Manado – Oknum dari partai politik (Parpol) dengan sengaja menggunakan Kartu Tanda Penduduk (KTP) orang lain untuk dimasukan sebagai anggota atau pengurus Parpol tanpa persetujuan, bisa dipidanakan.
Dosen ilmu politik Ferry Daud Liando mengatakan, setiap orang atau badan hukum yang tanpa hak mencetak, menerbitkan, dan/atau mendistribusikan dokumen kependudukan dipidana dengan pidana penjara paling lama sepuluh tahun.
Ketentuan pidana pemalsuan Kartu Tanda Penduduk Eleketronik dan dokumen kependudukan lainnya telah diatur dalam Pasal 95B Undang-Undang Nomor 24 Tahun 2013 tentang Perubahan Atas Undang-Undang Nomor 23 Tahun 2006 tentang Administrasi Kependudukan.
“Aturan tersebut juga mengatur ketentuan pidana kepada pihak yang memerintahkan, memfasilitasi, dan melakukan manipulasi data kependudukan, dengan ancaman penjara enam tahun dan/atau denda paling banyak Rp 75 juta,” jelas Ferry Liando kepada wartawan di Manado, Selasa (16/8/2022).
Menurut informasi dari KPU RI dan Bawaslu RI bahwa terdapat banyak nama penyelenggara Pemilu yang dicatut namanya oleh Parpol sebagai anggotanya. Hal itu di peroleh KPU pada saat pengecekan NIK anggota Parpol dan ditemukan bayak penyelenggara yang tercatat.

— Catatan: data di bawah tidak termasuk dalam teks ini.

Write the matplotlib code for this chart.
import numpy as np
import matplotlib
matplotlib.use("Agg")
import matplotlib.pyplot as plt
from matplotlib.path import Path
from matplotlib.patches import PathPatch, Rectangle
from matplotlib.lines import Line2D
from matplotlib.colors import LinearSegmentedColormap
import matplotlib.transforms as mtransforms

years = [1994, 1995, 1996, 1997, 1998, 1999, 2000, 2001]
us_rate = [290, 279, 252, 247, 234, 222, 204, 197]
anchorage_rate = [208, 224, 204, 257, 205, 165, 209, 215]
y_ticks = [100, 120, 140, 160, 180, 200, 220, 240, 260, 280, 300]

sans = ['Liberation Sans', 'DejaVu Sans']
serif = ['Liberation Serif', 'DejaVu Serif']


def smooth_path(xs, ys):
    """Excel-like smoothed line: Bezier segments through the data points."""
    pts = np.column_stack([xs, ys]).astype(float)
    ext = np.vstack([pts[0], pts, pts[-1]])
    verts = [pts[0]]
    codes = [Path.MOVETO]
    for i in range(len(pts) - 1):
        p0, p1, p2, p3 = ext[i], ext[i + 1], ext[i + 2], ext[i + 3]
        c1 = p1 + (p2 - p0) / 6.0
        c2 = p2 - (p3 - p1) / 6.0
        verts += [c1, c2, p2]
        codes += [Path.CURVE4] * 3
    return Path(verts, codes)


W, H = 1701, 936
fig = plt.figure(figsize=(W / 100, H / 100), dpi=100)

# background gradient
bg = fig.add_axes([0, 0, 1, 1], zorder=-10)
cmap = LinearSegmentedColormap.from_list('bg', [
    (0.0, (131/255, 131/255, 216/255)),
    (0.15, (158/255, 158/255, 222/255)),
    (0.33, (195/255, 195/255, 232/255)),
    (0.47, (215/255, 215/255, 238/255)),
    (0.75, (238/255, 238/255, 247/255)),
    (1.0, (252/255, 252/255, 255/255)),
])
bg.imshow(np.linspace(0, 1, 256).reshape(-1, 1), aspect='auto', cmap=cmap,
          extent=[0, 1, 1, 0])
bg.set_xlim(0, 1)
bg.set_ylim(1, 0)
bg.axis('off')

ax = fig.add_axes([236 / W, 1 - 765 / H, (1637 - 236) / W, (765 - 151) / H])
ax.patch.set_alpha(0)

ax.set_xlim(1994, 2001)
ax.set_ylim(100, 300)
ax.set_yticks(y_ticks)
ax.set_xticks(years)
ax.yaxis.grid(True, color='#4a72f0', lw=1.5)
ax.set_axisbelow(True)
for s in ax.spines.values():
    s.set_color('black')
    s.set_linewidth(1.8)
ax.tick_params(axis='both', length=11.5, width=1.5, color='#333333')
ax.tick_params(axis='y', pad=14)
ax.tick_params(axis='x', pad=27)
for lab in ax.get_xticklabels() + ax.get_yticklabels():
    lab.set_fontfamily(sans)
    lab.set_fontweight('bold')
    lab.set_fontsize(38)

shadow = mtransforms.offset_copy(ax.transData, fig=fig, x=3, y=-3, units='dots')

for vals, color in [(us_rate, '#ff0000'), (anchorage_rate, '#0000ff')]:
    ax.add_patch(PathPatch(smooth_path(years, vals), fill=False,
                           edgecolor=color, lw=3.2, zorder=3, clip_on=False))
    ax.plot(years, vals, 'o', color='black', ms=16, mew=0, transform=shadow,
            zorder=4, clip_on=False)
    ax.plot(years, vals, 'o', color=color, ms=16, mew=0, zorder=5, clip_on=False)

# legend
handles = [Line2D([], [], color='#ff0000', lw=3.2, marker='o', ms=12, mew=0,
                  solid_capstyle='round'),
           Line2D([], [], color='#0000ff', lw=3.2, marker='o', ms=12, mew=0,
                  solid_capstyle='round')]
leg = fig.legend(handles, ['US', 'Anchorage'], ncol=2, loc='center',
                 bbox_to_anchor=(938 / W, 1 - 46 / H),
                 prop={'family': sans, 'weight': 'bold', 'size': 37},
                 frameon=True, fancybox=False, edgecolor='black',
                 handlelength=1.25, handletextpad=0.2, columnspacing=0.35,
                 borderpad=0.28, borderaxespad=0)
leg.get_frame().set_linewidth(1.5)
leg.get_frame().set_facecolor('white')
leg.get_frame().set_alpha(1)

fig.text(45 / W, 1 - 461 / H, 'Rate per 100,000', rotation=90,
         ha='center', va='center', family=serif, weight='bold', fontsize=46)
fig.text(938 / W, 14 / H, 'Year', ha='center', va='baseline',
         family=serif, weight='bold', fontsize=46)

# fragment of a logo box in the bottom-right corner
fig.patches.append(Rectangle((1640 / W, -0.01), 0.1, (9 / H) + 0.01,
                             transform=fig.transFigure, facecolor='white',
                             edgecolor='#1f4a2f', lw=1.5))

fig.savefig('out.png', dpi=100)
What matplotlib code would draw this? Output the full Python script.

“Bukan tidak mungkin ada banyak masyarakat yang juga namanya dicatut,” tambah Liando.
Untuk mengecek apakah namanya di catut, masyarakat bisa mengakses melalui aplikasi yang disediakan KPU. Hanya dengan mengimput NIK maka informasi sudah terlacak.
Sesuai Undang-Undang Pemilu bahwa Parpol calon peserta Pemilu harus mendaftar di KPU dan dilakukan proses verifikasi administrasi dan faktual. Khusus Parpol peraih kursi Pemilu 2019, hanya melalui verifikasi administrasi.
Syarat bagi Parpol calon peserta Pemilu harus memiliki kepengurusan di 34 provinsi, 75 persen kabupaten/kota dan 50 persen di jumlah kecamatan di setiap kabupaten/kota. Selain pengurus harus juga dilengkapi dengan kantor sekretariat dan anggota 1/1000.
“Selama ini ada banyak Parpol yang sulit memperoleh anggota. Banyak masyarakat yang tidak bersedia menjadi anggota Parpol. Karena itulah banyak Parpol berusaha memanipulasi anggotanya dengan mencatut nama orang,” tukas pakar tata kelola Pemilu ini.
Menurut Liando, terdapat sejumlah alasan mengapa masyarakat tidak mau menjadi anggota Parpol, di antaranya karir politik di Parpol tidak menjamin. Meskipun sudah lama menjadi kader tapi tidak menjamin untuk dipromosikan pada jabatan-jabatan politik. Menjadi calon legislatif atau kepala daerah justru banyak yang bukan kader Parpol.
“Hampir semua lembaga survei selalu menempatkan Parpol sebagai lembaga yang paling tidak dipercaya publik. Masyarakat trauma dengan prilaku elit yang korup dan sebagian besar tidak memiliki komitmen melayani masyarakat. Hal ini dianggap publik bahwa Parpol gagal membentuk kader-kadernya menjadi pemimpin yang baik,” pungkas Ferry Liando.